Buku ini berisi kutipan-kutipan, dan seperti judulnya: Catatan Najwa, pun dikemas berupa catatan. Menyinggung berbagai persoalan pemerintahan Indonesia yang begitu pelik, beragam kalimatnya begitu cantik dibaca karena memiliki rima yang sama pada setiap baris. Seperti buku puisi, jika mengikuti kata temanku. Cukup menarik dibaca, 3 bintang untuk buku ini.
Baca ini di Ipusnas tahun lalu (2021). Isinya kumpulan sajak berima yang ada di tiap akhir acara Mbak Nana, di-filter juga supaya highlight-nya aja yang dimasukin. Baca ini serasa diceritain sekilas apa aja yang terjadi di Indonesia beberapa tahun lewat. Kalimatnya enak dibaca dan ngena (ya khas Mbak Nana), dan layout buku-nya cantik banget
Kumpulan puisi khas Mata Najwa yang sarat penggambaran kondisi politik terkini. Tulisan yang menjadi saksi bisu kemunafikan dan penampar keras para badut politik di Tanah Air. Buku yang masih cukup relevan untuk dibaca saat ini sekaligus menjelaskan kondisi saat ini dan membuat kita semua melek bahwa korupsi masih belum mati.
kumpulan kutipan kutipan inspiratif sepanjang acara mata najwa disiarkan di metro tv, dijadikan satu dalam buku sehingga mudah jika ingin membacanya. kutipannya sangat memotivasi untuk menjadi lebih baik.

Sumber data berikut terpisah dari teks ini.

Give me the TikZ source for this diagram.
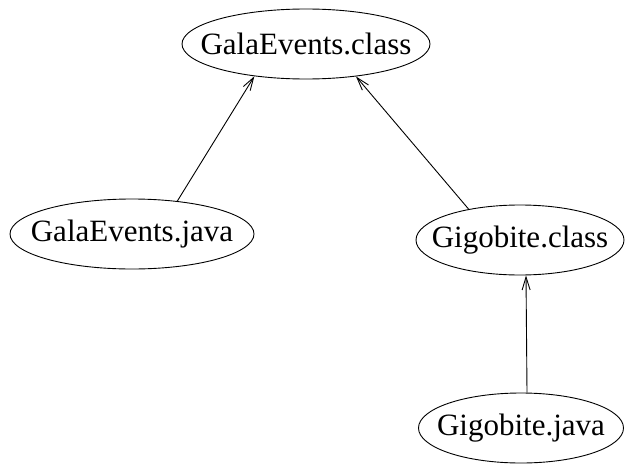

Membaca "Catatan Najwa" ibarat menyaksikan panggung politik Indonesia dengan beragam intrik di dalamnya. Namun, gaya penyampaian yang lugas, santai, dan mengalir, membuat pembaca lebih mudah menyerap makna dari setiap topik yang diangkat.
Saya penggemar mbak Nana, meski begitu secara objektif saya memang menyukai buku ini murni karena saya menyukai pemikiran, penyampaian, dan cara pandang, mbak Nana saat melihat polemik dan intrik yang terjadi di negeri ini.